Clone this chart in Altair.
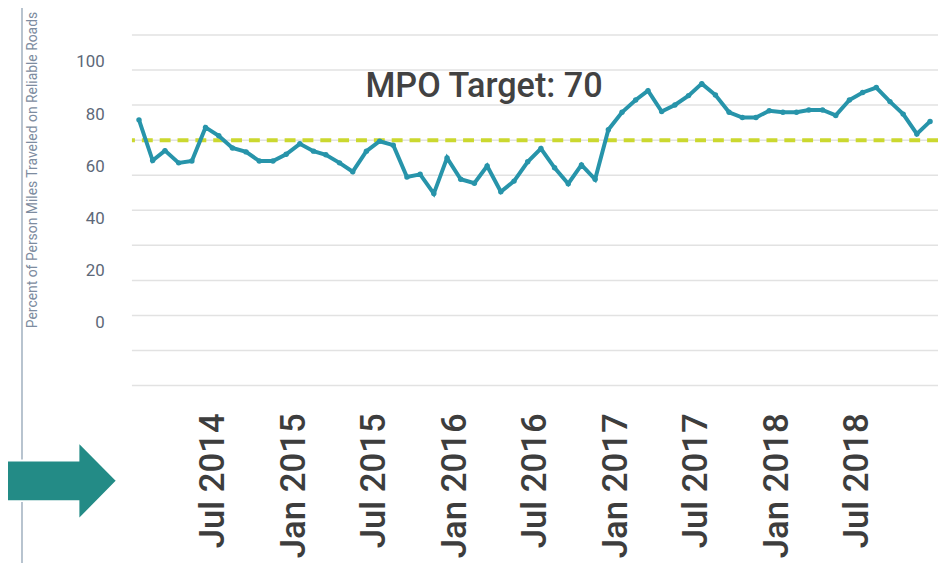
import altair as alt
import pandas as pd

# ---- data ----
months = [f"{y}-{m:02d}-15" for y in range(2014, 2019) for m in range(1, 13)]
pct_reliable = [
    77.8, 62.2, 66.0, 61.3, 62.0, 74.9, 71.7, 67.0, 65.5, 62.0,
    62.0, 64.6, 68.6, 65.8, 64.4, 61.3, 57.9, 65.8, 69.6, 68.1,
    55.9, 56.9, 49.5, 63.2, 55.0, 53.5, 60.1, 50.2, 54.3, 61.7,
    66.8, 59.4, 53.3, 60.5, 55.0, 74.0, 80.7, 85.4, 89.0, 81.0,
    83.5, 87.1, 91.7, 87.3, 80.7, 78.7, 78.7, 81.3, 80.7, 80.7,
    81.6, 81.6, 79.5, 85.4, 88.3, 90.2, 84.8, 80.0, 72.4, 77.2,
]
target_value = [70]
target_label = ["MPO Target: 70"]
target_label_pos = ["2016-03-08"]
target_label_y = [86.7]
y_tick_values = [0, 20, 40, 60, 80, 100]
grid_values = [-24.15, -10.7, 2.75, 16.2, 29.65, 43.1, 56.55, 70.0, 83.45, 96.9, 110.35]
x_tick_months = [(2014, 7), (2015, 1), (2015, 7), (2016, 1), (2016, 7),
                 (2017, 1), (2017, 7), (2018, 1), (2018, 7)]

df = pd.DataFrame({"date": months, "value": pct_reliable})
grid_df = pd.DataFrame({"g": grid_values})
target_df = pd.DataFrame({"t": target_value})
label_df = pd.DataFrame({"date": target_label_pos, "value": target_label_y, "label": target_label})

FONT = "Roboto"
x_scale = alt.Scale(domain=[alt.DateTime(year=2013, month=12, date=30),
                            alt.DateTime(year=2019, month=1, date=2)])
y_scale = alt.Scale(domain=[-27.4, 119.8], nice=False, zero=False)

x_axis = alt.Axis(
    values=[alt.DateTime(year=y, month=m, date=1) for y, m in x_tick_months],
    format="%b %Y", labelAngle=270, labelFontSize=35, labelFont=FONT,
    labelFontWeight=500, labelColor="#3d3d3d", labelPadding=19,
    labelOverlap=False, labelFlush=False, ticks=False, domain=False,
    grid=False, title=None,
)
y_axis = alt.Axis(
    values=y_tick_values, labelFontSize=17, labelFont=FONT, labelColor="#5d6878",
    labelPadding=28, ticks=False, domain=False, grid=False,
    title="Percent of Person Miles Traveled on Reliable Roads",
    titleFont=FONT, titleFontSize=14, titleFontWeight="normal", titleColor="#7d8ca0",
    titleAngle=270, titleAlign="center", titleBaseline="middle",
    titleX=-100, titleY=160.5,
)

grid = alt.Chart(grid_df).mark_rule(color="#e2e2e2", strokeWidth=1.5).encode(
    y=alt.Y("g:Q", scale=y_scale, axis=y_axis)
)
target = alt.Chart(target_df).mark_rule(
    color="#cbd82f", strokeWidth=4, strokeDash=[11, 7]
).encode(y=alt.Y("t:Q", scale=y_scale))

line = alt.Chart(df).mark_line(
    color="#2794aa", strokeWidth=4,
    point=alt.OverlayMarkDef(color="#2794aa", size=30, filled=True),
).encode(
    x=alt.X("date:T", scale=x_scale, axis=x_axis),
    y=alt.Y("value:Q", scale=y_scale),
)

label = alt.Chart(label_df).mark_text(
    font=FONT, fontSize=34.5, fontWeight=500, color="#424242",
    align="center", baseline="alphabetic",
).encode(
    x=alt.X("date:T", scale=x_scale),
    y=alt.Y("value:Q", scale=y_scale),
    text="label:N",
)

# slide decorations (outside the plot area)
side_line = alt.Chart(grid_df).mark_rule(color="#b8c3cf", strokeWidth=1.5).encode(
    x=alt.value(-111), y=alt.value(-8), y2=alt.value(561)
)
arrow = alt.Chart(target_df).mark_point(
    shape="M -1 -0.347 L 0.339 -0.347 L 0.339 -0.669 L 1 0 L 0.339 0.669 L 0.339 0.347 L -1 0.347 Z",
    size=13924, filled=True, fill="#238b86", stroke="white", strokeWidth=2, opacity=1,
).encode(x=alt.value(-74), y=alt.value(474.5))

chart = alt.layer(grid, target, line, label, side_line, arrow).properties(
    width=813, height=387,
    autosize=alt.AutoSizeParams(type="none"),
    padding={"left": 125, "top": 0, "right": 0, "bottom": 168},
).configure_view(stroke=None)

chart.save("out.html", embed_options={"renderer": "svg", "actions": False})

===

▶ [WHAT TO WORK ON] Pictures stay out. Repeat only the lines from the beginning of the data through the line that has "import pandas as pd".

▶ [EXERCISE RESPONSE]
Clone this chart in Altair.
import altair as alt
import pandas as pd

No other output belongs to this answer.